There are 3 filesystems that can do transparent compression: NTFS, ZFS, btrfs. One is for Windows, the other isn't available for RedHat/CentOS, the third is getting sunset. XFS could really benefit from compression support.
ZFS is available in RHEL/CentOS. Not as a first-party option, but thanks to kABI that Red Hat provides, it is provided by the ZoL project also in a form of a binary kernel module, ready to go, without having to fumble around with DKMS and compilers.
Btrfs is being obsoleted by RHEL only, because they have XFS expertise, but not Btrfs. No need to split limited resources. Other distributions will continue with development. SuSE doesn't intend to stop.
The general mix has some potential for compression.
Looking at one machine available:
* / has 2.08 compression ratio,
* /var/cache 2.15
* /var/tmp 1.0
* /home 1.02
* /srv 1.10 (few web apps, pgsql instance for these web apps, svn repo, samba shares, local prometheus store).
If your server uses spinning rust, you can also increase the I/O by using compression. You are trading the CPU time for I/O bandwidth. Depending on your workload, it may be a sensible trade-off.
I was thinking more in terms of application data, thank you for giving me this perspective.

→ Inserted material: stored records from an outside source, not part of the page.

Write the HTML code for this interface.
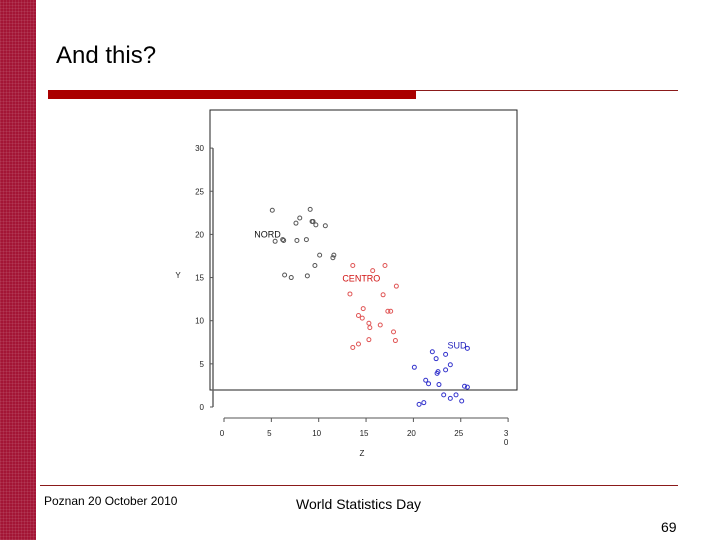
<!DOCTYPE html>
<html><head><meta charset="utf-8"><style>
body{margin:0;width:720px;height:540px;overflow:hidden;background:#fff;font-family:"Liberation Sans",sans-serif;position:relative}
.abs{position:absolute}
</style></head><body>
<div class="abs" style="left:0;top:0;width:36px;height:540px;background:#a31535;background-image:repeating-linear-gradient(0deg,rgba(255,255,255,0.08) 0 1px,transparent 1px 3px),repeating-linear-gradient(90deg,rgba(255,255,255,0.08) 0 1px,transparent 1px 3px)"></div>
<div class="abs" style="left:56px;top:42px;font-size:24px;color:#000">And this?</div>
<div class="abs" style="left:48px;top:90px;width:368px;height:9px;background:#aa0000"></div>
<div class="abs" style="left:416px;top:90px;width:262px;height:1px;background:#8b1a1a"></div>
<div class="abs" style="left:40px;top:485px;width:638px;height:1px;background:#8b1a1a"></div>
<div class="abs" style="left:44px;top:494px;font-size:12px">Poznan 20 October 2010</div>
<div class="abs" style="left:296px;top:496px;font-size:14px">World Statistics Day</div>
<div class="abs" style="left:661px;top:519px;font-size:14px">69</div>
<svg class="abs" style="left:0;top:0" width="720" height="540">
<rect x="210" y="110" width="307" height="280" fill="none" stroke="#222" stroke-width="1"/>
<g id="g" font-family="Liberation Sans, sans-serif" font-size="8"></g>
</svg>
<script>
const nordX=[5.1,9.1,8.0,7.6,9.3,9.4,9.7,10.7,5.4,6.2,6.3,7.7,8.7,10.1,11.5,11.6,9.6,6.4,7.1,8.8];
const nordY=[22.8,22.9,21.9,21.3,21.5,21.5,21.1,21.0,19.2,19.4,19.3,19.3,19.4,17.6,17.3,17.6,16.4,15.3,15.0,15.2];
const centroX=[13.6,15.7,17.0,18.2,13.3,16.8,14.7,17.3,17.6,14.2,14.6,15.3,15.4,16.5,17.9,18.1,15.3,14.2,13.6];
const centroY=[16.4,15.8,16.4,14.0,13.1,13.0,11.4,11.1,11.1,10.6,10.3,9.7,9.2,9.5,8.7,7.7,7.8,7.3,6.9];
const sudX=[22.0,23.4,25.7,22.4,20.1,23.9,23.4,22.6,22.5,21.3,21.6,22.7,25.4,25.7,23.2,23.9,24.5,25.1,21.1,20.6];
const sudY=[6.4,6.1,6.8,5.6,4.6,4.9,4.3,4.1,3.9,3.1,2.7,2.6,2.4,2.3,1.4,1.0,1.4,0.7,0.5,0.3];
const xTicks=[0,5,10,15,20,25,30];
const yTicks=[0,5,10,15,20,25,30];
const groups=[["NORD",nordX,nordY,"#555",4.6,20.0,"#111"],["CENTRO",centroX,centroY,"#e05555",14.5,14.9,"#d01010"],["SUD",sudX,sudY,"#3333cc",24.6,7.1,"#2222bb"]];
const sx=v=>224+v*9.47, sy=v=>407-v*8.63;
const g=document.getElementById('g'),NS='http://www.w3.org/2000/svg';
function mk(t,a){const e=document.createElementNS(NS,t);for(const k in a)e.setAttribute(k,a[k]);g.appendChild(e);return e;}
let e=mk('line',{x1:213,y1:sy(30),x2:213,y2:sy(0),stroke:'#666','stroke-width':1.5});


e=mk('line',{x1:sx(0),y1:418,x2:sx(30),y2:418,stroke:'#555','stroke-width':1});


yTicks.forEach(v=>{
 let t=mk('line',{x1:210,y1:sy(v),x2:213,y2:sy(v),stroke:'#555'});
 
 
 let l=mk('text',{x:204,y:sy(v)+3,'text-anchor':'end',fill:'#222'});l.textContent=v;
 
 
});
xTicks.forEach(v=>{
 let t=mk('line',{x1:sx(v),y1:418,x2:sx(v),y2:422,stroke:'#555'});
 
 
 let l=mk('text',{x:sx(v)-2,y:436,'text-anchor':'middle',fill:'#222'});l.textContent=v===30?'3':v;
 
 
});
e=mk('text',{x:sx(30)-2,y:445,'text-anchor':'middle',fill:'#222'});e.textContent='0';


e=mk('text',{x:362,y:456,'text-anchor':'middle',fill:'#222'});e.textContent='Z';


e=mk('text',{x:178,y:278,'text-anchor':'middle',fill:'#222'});e.textContent='Y';


groups.forEach(([n,xs,ys,c,lx,ly,lc])=>{
 xs.forEach((x,i)=>{
  let p=mk('circle',{cx:sx(x),cy:sy(ys[i]),r:2,fill:'none',stroke:c,'stroke-width':1});
  
  
 });
 let l=mk('text',{x:sx(lx),y:sy(ly)+3,'text-anchor':'middle',fill:lc,'font-size':9});l.textContent=n;
 
 
});
</script>
</body></html>
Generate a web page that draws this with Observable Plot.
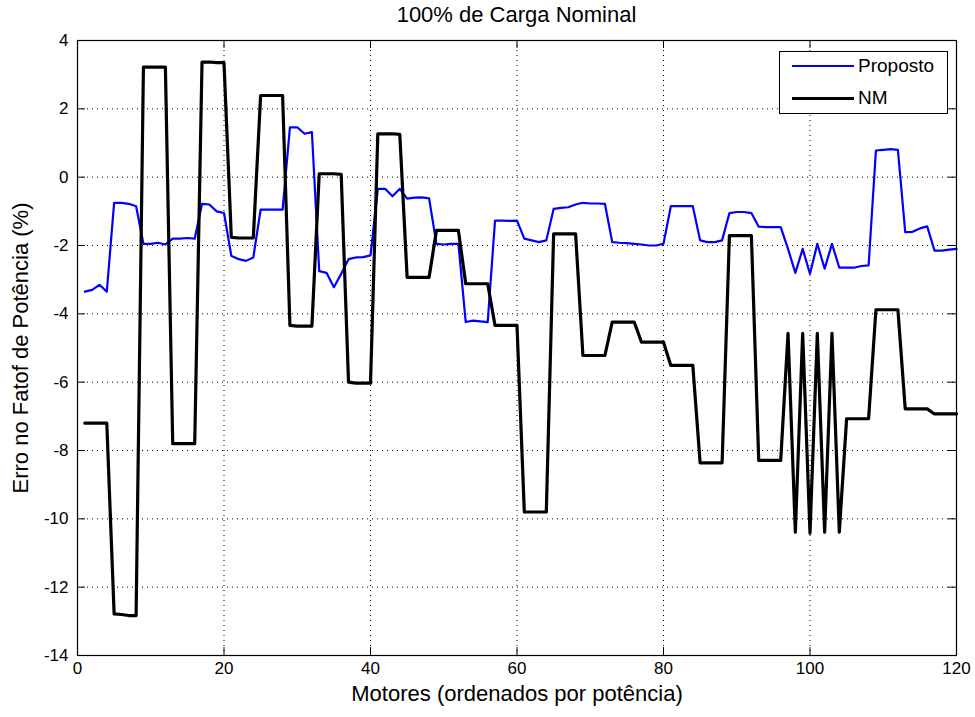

But still wondering: does the amount of this data really warrant compression? I mean the smallest sensible size of an SSD is around 100GB and it has lots of performance.
In this case, the svn repos and samba shares are way over 100GB and even with classic HDDs, the machine can saturate the network and still be basically idling. No need for SSDs, classic drives were more cost effective.
The compression was just something nice to have. Lz4 in filesystem is basically for free.
Logfiles. ZFS with lz4 has given me compression ratios of over 100× with /var/log, due to the huge amount of repetition.
My first test of PostgreSQL on ZFS was also quite instructive. lz4 again achieved respectable compression (>10× for my datasets) and improved throughput several fold (with no other tuning!).